## Problem description:
Quote the listing below in full and exactly as written, but omit every picture.

* Start *

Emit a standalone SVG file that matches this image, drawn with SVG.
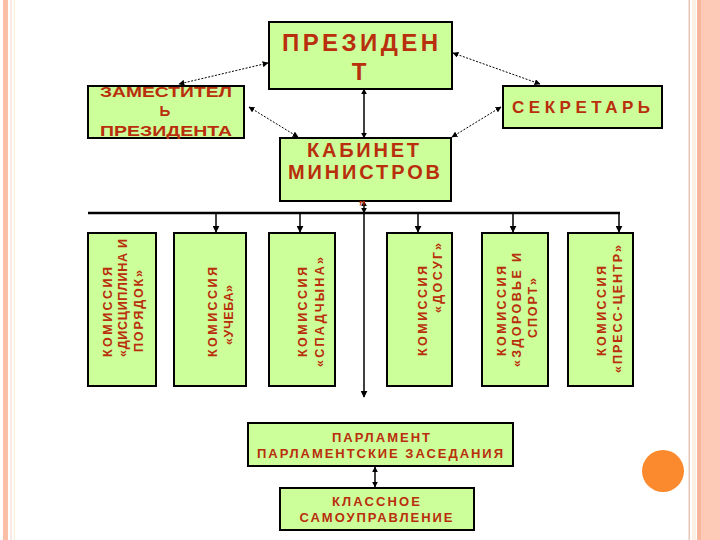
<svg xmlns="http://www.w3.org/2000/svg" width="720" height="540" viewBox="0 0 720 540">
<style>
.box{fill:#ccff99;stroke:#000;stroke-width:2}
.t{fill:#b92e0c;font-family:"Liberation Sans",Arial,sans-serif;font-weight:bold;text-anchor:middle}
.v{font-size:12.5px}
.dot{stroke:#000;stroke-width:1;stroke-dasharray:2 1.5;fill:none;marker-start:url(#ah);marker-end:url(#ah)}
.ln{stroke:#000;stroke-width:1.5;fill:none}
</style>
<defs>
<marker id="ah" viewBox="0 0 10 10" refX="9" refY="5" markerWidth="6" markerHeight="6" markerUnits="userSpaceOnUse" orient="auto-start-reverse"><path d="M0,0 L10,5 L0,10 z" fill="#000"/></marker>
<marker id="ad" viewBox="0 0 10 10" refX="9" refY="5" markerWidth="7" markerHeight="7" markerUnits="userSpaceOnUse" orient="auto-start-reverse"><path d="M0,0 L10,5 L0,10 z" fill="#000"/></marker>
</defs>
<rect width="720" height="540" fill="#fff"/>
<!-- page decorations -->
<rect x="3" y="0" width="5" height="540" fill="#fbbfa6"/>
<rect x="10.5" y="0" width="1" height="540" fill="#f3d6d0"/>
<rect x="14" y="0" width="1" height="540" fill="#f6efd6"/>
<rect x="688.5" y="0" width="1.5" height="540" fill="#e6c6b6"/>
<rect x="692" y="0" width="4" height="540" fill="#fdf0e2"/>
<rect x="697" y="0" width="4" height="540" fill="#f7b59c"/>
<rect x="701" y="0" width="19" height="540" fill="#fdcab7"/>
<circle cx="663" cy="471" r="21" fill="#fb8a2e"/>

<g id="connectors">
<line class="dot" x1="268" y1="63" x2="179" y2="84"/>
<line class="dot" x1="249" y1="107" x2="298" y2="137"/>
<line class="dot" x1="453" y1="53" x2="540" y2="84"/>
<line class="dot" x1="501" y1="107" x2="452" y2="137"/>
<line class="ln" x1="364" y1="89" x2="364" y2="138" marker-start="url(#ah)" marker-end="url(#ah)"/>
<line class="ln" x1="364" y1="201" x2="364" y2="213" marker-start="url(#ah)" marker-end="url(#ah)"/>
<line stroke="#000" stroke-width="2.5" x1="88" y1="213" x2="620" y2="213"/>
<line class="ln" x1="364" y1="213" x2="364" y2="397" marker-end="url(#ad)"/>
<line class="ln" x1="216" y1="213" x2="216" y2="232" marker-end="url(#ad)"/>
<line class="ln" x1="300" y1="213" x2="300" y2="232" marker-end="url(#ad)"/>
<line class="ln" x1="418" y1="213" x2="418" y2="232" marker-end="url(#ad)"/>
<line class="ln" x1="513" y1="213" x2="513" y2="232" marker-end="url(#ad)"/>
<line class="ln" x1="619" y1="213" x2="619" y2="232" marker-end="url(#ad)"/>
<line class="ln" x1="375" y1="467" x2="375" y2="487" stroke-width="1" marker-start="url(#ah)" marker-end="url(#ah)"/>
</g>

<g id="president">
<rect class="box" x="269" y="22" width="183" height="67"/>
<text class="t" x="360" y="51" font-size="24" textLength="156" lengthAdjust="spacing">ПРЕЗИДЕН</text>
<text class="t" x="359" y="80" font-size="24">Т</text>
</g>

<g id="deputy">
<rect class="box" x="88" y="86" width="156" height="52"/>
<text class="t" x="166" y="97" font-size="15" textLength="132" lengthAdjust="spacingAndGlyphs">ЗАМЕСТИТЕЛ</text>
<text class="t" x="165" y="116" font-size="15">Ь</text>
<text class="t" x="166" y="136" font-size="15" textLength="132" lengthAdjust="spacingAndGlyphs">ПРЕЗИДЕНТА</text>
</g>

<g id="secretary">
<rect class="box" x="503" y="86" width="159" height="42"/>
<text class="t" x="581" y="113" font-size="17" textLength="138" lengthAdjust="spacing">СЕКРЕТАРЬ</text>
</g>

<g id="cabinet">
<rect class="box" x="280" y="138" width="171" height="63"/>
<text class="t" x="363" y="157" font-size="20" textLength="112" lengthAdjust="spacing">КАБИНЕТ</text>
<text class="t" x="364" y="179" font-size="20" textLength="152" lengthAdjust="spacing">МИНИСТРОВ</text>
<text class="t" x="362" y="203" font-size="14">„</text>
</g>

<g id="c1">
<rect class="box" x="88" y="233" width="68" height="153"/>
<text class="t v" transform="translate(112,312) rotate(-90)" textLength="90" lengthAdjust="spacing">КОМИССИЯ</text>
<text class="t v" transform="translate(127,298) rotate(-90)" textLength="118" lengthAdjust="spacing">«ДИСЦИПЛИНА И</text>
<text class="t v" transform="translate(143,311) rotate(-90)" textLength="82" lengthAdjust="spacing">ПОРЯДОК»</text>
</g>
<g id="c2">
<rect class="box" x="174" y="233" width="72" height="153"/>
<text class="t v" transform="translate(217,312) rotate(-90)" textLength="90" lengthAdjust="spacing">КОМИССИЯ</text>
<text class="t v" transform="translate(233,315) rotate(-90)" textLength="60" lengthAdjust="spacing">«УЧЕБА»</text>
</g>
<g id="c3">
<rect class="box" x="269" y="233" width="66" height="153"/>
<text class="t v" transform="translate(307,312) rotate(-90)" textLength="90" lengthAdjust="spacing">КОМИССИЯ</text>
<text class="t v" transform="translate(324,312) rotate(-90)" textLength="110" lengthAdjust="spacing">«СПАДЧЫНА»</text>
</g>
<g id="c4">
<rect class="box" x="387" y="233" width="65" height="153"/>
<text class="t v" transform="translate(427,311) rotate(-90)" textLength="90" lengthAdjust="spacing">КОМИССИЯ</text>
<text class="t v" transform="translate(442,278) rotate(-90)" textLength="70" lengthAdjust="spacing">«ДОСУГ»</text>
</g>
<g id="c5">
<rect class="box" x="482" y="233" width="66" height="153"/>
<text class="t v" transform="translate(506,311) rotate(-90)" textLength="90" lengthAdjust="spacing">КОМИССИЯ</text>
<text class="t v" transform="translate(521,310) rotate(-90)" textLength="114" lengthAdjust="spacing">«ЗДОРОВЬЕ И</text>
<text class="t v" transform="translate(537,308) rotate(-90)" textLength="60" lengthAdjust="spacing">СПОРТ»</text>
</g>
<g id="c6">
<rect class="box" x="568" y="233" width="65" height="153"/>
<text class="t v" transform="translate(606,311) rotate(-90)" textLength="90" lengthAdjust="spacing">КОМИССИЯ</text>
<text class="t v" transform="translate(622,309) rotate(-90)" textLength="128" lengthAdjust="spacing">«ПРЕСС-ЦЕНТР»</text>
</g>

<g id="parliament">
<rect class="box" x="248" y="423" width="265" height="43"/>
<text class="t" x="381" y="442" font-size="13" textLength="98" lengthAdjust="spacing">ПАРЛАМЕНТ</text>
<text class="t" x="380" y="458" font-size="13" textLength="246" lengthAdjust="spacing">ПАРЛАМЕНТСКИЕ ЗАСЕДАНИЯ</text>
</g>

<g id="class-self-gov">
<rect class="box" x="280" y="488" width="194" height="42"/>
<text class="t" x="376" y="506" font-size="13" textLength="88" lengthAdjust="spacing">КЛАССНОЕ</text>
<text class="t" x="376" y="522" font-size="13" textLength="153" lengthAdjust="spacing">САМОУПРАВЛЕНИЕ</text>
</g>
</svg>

* End *

## Correct response:
Emit a standalone SVG file that matches this image, drawn with SVG.
<svg xmlns="http://www.w3.org/2000/svg" width="720" height="540" viewBox="0 0 720 540">
<style>
.box{fill:#ccff99;stroke:#000;stroke-width:2}
.t{fill:#b92e0c;font-family:"Liberation Sans",Arial,sans-serif;font-weight:bold;text-anchor:middle}
.v{font-size:12.5px}
.dot{stroke:#000;stroke-width:1;stroke-dasharray:2 1.5;fill:none;marker-start:url(#ah);marker-end:url(#ah)}
.ln{stroke:#000;stroke-width:1.5;fill:none}
</style>
<defs>
<marker id="ah" viewBox="0 0 10 10" refX="9" refY="5" markerWidth="6" markerHeight="6" markerUnits="userSpaceOnUse" orient="auto-start-reverse"><path d="M0,0 L10,5 L0,10 z" fill="#000"/></marker>
<marker id="ad" viewBox="0 0 10 10" refX="9" refY="5" markerWidth="7" markerHeight="7" markerUnits="userSpaceOnUse" orient="auto-start-reverse"><path d="M0,0 L10,5 L0,10 z" fill="#000"/></marker>
</defs>
<rect width="720" height="540" fill="#fff"/>
<!-- page decorations -->
<rect x="3" y="0" width="5" height="540" fill="#fbbfa6"/>
<rect x="10.5" y="0" width="1" height="540" fill="#f3d6d0"/>
<rect x="14" y="0" width="1" height="540" fill="#f6efd6"/>
<rect x="688.5" y="0" width="1.5" height="540" fill="#e6c6b6"/>
<rect x="692" y="0" width="4" height="540" fill="#fdf0e2"/>
<rect x="697" y="0" width="4" height="540" fill="#f7b59c"/>
<rect x="701" y="0" width="19" height="540" fill="#fdcab7"/>
<circle cx="663" cy="471" r="21" fill="#fb8a2e"/>

<g id="connectors">
<line class="dot" x1="268" y1="63" x2="179" y2="84"/>
<line class="dot" x1="249" y1="107" x2="298" y2="137"/>
<line class="dot" x1="453" y1="53" x2="540" y2="84"/>
<line class="dot" x1="501" y1="107" x2="452" y2="137"/>
<line class="ln" x1="364" y1="89" x2="364" y2="138" marker-start="url(#ah)" marker-end="url(#ah)"/>
<line class="ln" x1="364" y1="201" x2="364" y2="213" marker-start="url(#ah)" marker-end="url(#ah)"/>
<line stroke="#000" stroke-width="2.5" x1="88" y1="213" x2="620" y2="213"/>
<line class="ln" x1="364" y1="213" x2="364" y2="397" marker-end="url(#ad)"/>
<line class="ln" x1="216" y1="213" x2="216" y2="232" marker-end="url(#ad)"/>
<line class="ln" x1="300" y1="213" x2="300" y2="232" marker-end="url(#ad)"/>
<line class="ln" x1="418" y1="213" x2="418" y2="232" marker-end="url(#ad)"/>
<line class="ln" x1="513" y1="213" x2="513" y2="232" marker-end="url(#ad)"/>
<line class="ln" x1="619" y1="213" x2="619" y2="232" marker-end="url(#ad)"/>
<line class="ln" x1="375" y1="467" x2="375" y2="487" stroke-width="1" marker-start="url(#ah)" marker-end="url(#ah)"/>
</g>

<g id="president">
<rect class="box" x="269" y="22" width="183" height="67"/>
<text class="t" x="360" y="51" font-size="24" textLength="156" lengthAdjust="spacing">ПРЕЗИДЕН</text>
<text class="t" x="359" y="80" font-size="24">Т</text>
</g>

<g id="deputy">
<rect class="box" x="88" y="86" width="156" height="52"/>
<text class="t" x="166" y="97" font-size="15" textLength="132" lengthAdjust="spacingAndGlyphs">ЗАМЕСТИТЕЛ</text>
<text class="t" x="165" y="116" font-size="15">Ь</text>
<text class="t" x="166" y="136" font-size="15" textLength="132" lengthAdjust="spacingAndGlyphs">ПРЕЗИДЕНТА</text>
</g>

<g id="secretary">
<rect class="box" x="503" y="86" width="159" height="42"/>
<text class="t" x="581" y="113" font-size="17" textLength="138" lengthAdjust="spacing">СЕКРЕТАРЬ</text>
</g>

<g id="cabinet">
<rect class="box" x="280" y="138" width="171" height="63"/>
<text class="t" x="363" y="157" font-size="20" textLength="112" lengthAdjust="spacing">КАБИНЕТ</text>
<text class="t" x="364" y="179" font-size="20" textLength="152" lengthAdjust="spacing">МИНИСТРОВ</text>
<text class="t" x="362" y="203" font-size="14">„</text>
</g>

<g id="c1">
<rect class="box" x="88" y="233" width="68" height="153"/>
<text class="t v" transform="translate(112,312) rotate(-90)" textLength="90" lengthAdjust="spacing">КОМИССИЯ</text>
<text class="t v" transform="translate(127,298) rotate(-90)" textLength="118" lengthAdjust="spacing">«ДИСЦИПЛИНА И</text>
<text class="t v" transform="translate(143,311) rotate(-90)" textLength="82" lengthAdjust="spacing">ПОРЯДОК»</text>
</g>
<g id="c2">
<rect class="box" x="174" y="233" width="72" height="153"/>
<text class="t v" transform="translate(217,312) rotate(-90)" textLength="90" lengthAdjust="spacing">КОМИССИЯ</text>
<text class="t v" transform="translate(233,315) rotate(-90)" textLength="60" lengthAdjust="spacing">«УЧЕБА»</text>
</g>
<g id="c3">
<rect class="box" x="269" y="233" width="66" height="153"/>
<text class="t v" transform="translate(307,312) rotate(-90)" textLength="90" lengthAdjust="spacing">КОМИССИЯ</text>
<text class="t v" transform="translate(324,312) rotate(-90)" textLength="110" lengthAdjust="spacing">«СПАДЧЫНА»</text>
</g>
<g id="c4">
<rect class="box" x="387" y="233" width="65" height="153"/>
<text class="t v" transform="translate(427,311) rotate(-90)" textLength="90" lengthAdjust="spacing">КОМИССИЯ</text>
<text class="t v" transform="translate(442,278) rotate(-90)" textLength="70" lengthAdjust="spacing">«ДОСУГ»</text>
</g>
<g id="c5">
<rect class="box" x="482" y="233" width="66" height="153"/>
<text class="t v" transform="translate(506,311) rotate(-90)" textLength="90" lengthAdjust="spacing">КОМИССИЯ</text>
<text class="t v" transform="translate(521,310) rotate(-90)" textLength="114" lengthAdjust="spacing">«ЗДОРОВЬЕ И</text>
<text class="t v" transform="translate(537,308) rotate(-90)" textLength="60" lengthAdjust="spacing">СПОРТ»</text>
</g>
<g id="c6">
<rect class="box" x="568" y="233" width="65" height="153"/>
<text class="t v" transform="translate(606,311) rotate(-90)" textLength="90" lengthAdjust="spacing">КОМИССИЯ</text>
<text class="t v" transform="translate(622,309) rotate(-90)" textLength="128" lengthAdjust="spacing">«ПРЕСС-ЦЕНТР»</text>
</g>

<g id="parliament">
<rect class="box" x="248" y="423" width="265" height="43"/>
<text class="t" x="381" y="442" font-size="13" textLength="98" lengthAdjust="spacing">ПАРЛАМЕНТ</text>
<text class="t" x="380" y="458" font-size="13" textLength="246" lengthAdjust="spacing">ПАРЛАМЕНТСКИЕ ЗАСЕДАНИЯ</text>
</g>

<g id="class-self-gov">
<rect class="box" x="280" y="488" width="194" height="42"/>
<text class="t" x="376" y="506" font-size="13" textLength="88" lengthAdjust="spacing">КЛАССНОЕ</text>
<text class="t" x="376" y="522" font-size="13" textLength="153" lengthAdjust="spacing">САМОУПРАВЛЕНИЕ</text>
</g>
</svg>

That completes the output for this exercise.